=== Job ===
Your output is the lines from the first one to the one containing "import * as", repeated exactly, with images left out.

── Information provided ──

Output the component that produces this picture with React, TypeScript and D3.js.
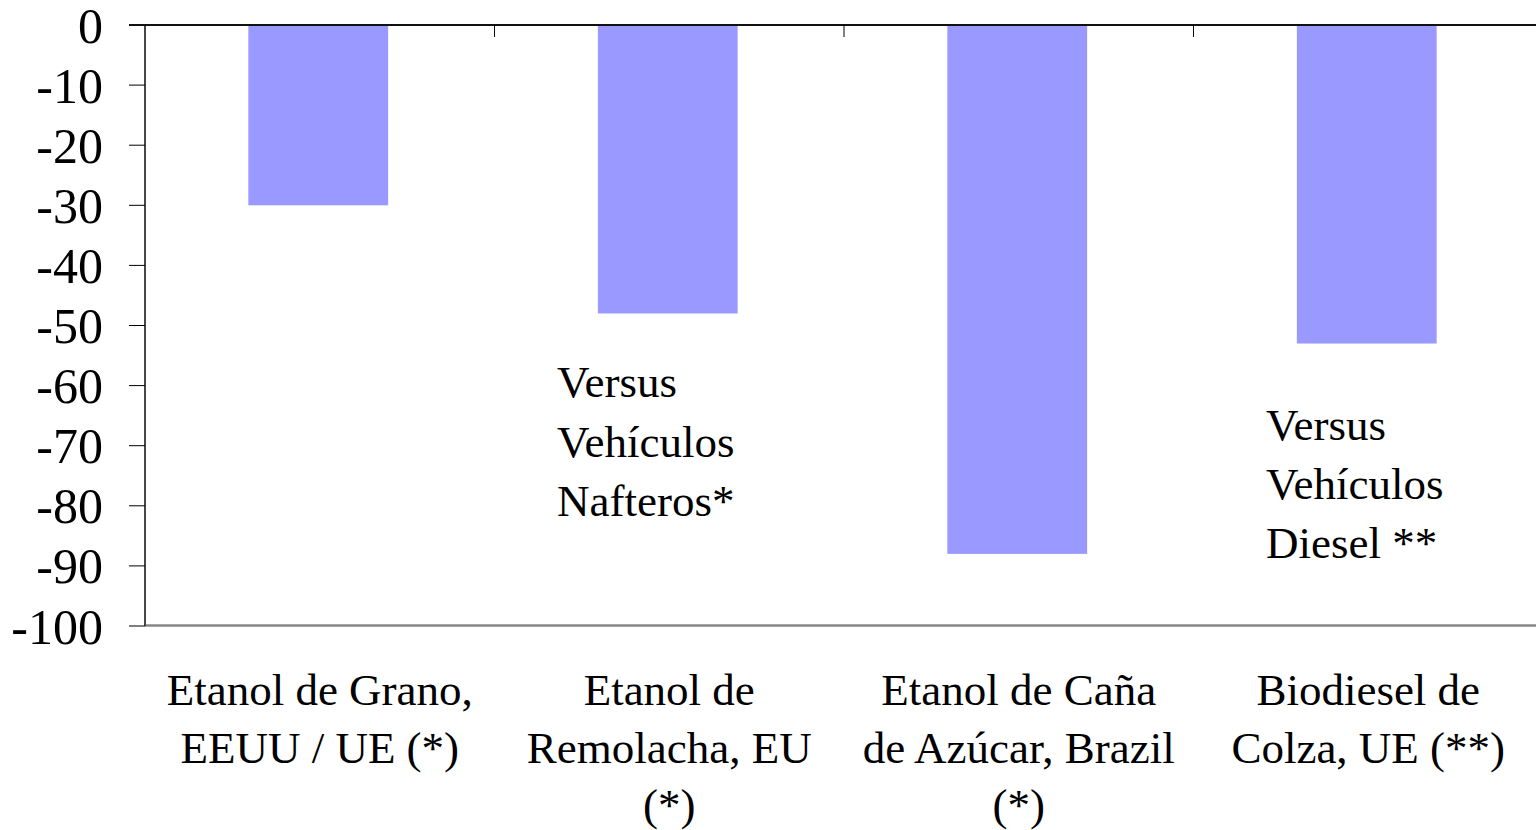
import React from "react";
import * as d3 from "d3";

const categories = ["c1", "c2", "c3", "c4"];
const categoryLabels: string[][] = [
  ["Etanol de Grano,", "EEUU / UE (*)"],
  ["Etanol de", "Remolacha, EU", "(*)"],
  ["Etanol de Caña", "de Azúcar, Brazil", "(*)"],
  ["Biodiesel de", "Colza, UE (**)"],
];
const values = [-30, -48, -88, -53];
const yTicks = [0, -10, -20, -30, -40, -50, -60, -70, -80, -90, -100];
const annotation1 = ["Versus", "Vehículos", "Nafteros*"];
const annotation2 = ["Versus", "Vehículos", "Diesel **"];

const W = 1536;
const H = 830;
const left = 145;
const right = 1543;
const top = 25;
const bottom = 626;
const serif = "'Liberation Serif', 'Times New Roman', serif";

export default function App() {
  const x = d3.scaleBand<string>().domain(categories).range([left, right]).padding(0);
  const y = d3.scaleLinear().domain([0, -100]).range([top, bottom]);
  const bw = x.bandwidth() * 0.4;

  return (
    <svg
      width={W}
      height={H}
      style={{ position: "absolute", left: 0, top: 0, background: "#fff" }}
    >
      <rect x={0} y={0} width={W} height={H} fill="#fff" />
      {/* bars */}
      {values.map((v, i) => {
        const cx = (x(categories[i]) as number) + x.bandwidth() / 2 - 1.5;
        return (
          <rect
            key={i}
            x={cx - bw / 2}
            y={y(0)}
            width={bw}
            height={y(v) - y(0)}
            fill="#9999FF"
          />
        );
      })}
      {/* bottom frame line */}
      <line x1={left} x2={W} y1={bottom - 0.5} y2={bottom - 0.5} stroke="#878787" strokeWidth={2.6} />
      {/* y axis line */}
      <line x1={left} x2={left} y1={top} y2={bottom} stroke="#474747" strokeWidth={2} />
      {/* y ticks */}
      {yTicks.map((t) => (
        <g key={t}>
          <line x1={129} x2={left} y1={y(t)} y2={y(t)} stroke="#000" strokeWidth={1} />
          <text
            x={103}
            y={y(t)}
            dy="0.35em"
            textAnchor="end"
            fontFamily={serif}
            fontSize={50}
            fill="#000"
          >
            {t}
          </text>
        </g>
      ))}
      {/* top axis (zero line) */}
      <line x1={129} x2={W} y1={top} y2={top} stroke="#111" strokeWidth={2} />
      {categories.slice(1).map((c) => (
        <line
          key={c}
          x1={x(c) as number}
          x2={x(c) as number}
          y1={top}
          y2={top + 12}
          stroke="#000"
          strokeWidth={1}
        />
      ))}
      {/* category labels */}
      {categories.map((c, i) => {
        const cx = (x(c) as number) + x.bandwidth() / 2;
        return (
          <text key={c} fontFamily={serif} fontSize={45} textAnchor="middle" fill="#000">
            {categoryLabels[i].map((line, j) => (
              <tspan key={j} x={cx} y={705 + j * 57.5}>
                {line}
              </tspan>
            ))}
          </text>
        );
      })}
      {/* annotations */}
      <text fontFamily={serif} fontSize={45} fill="#000">
        {annotation1.map((line, j) => (
          <tspan key={j} x={557} y={397 + j * 59.5}>
            {line}
          </tspan>
        ))}
      </text>
      <text fontFamily={serif} fontSize={45} fill="#000">
        {annotation2.map((line, j) => (
          <tspan key={j} x={1266} y={440 + j * 59}>
            {line}
          </tspan>
        ))}
      </text>
    </svg>
  );
}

───

=== Response to this task ===
Output the component that produces this picture with React, TypeScript and D3.js.
import React from "react";
import * as d3 from "d3";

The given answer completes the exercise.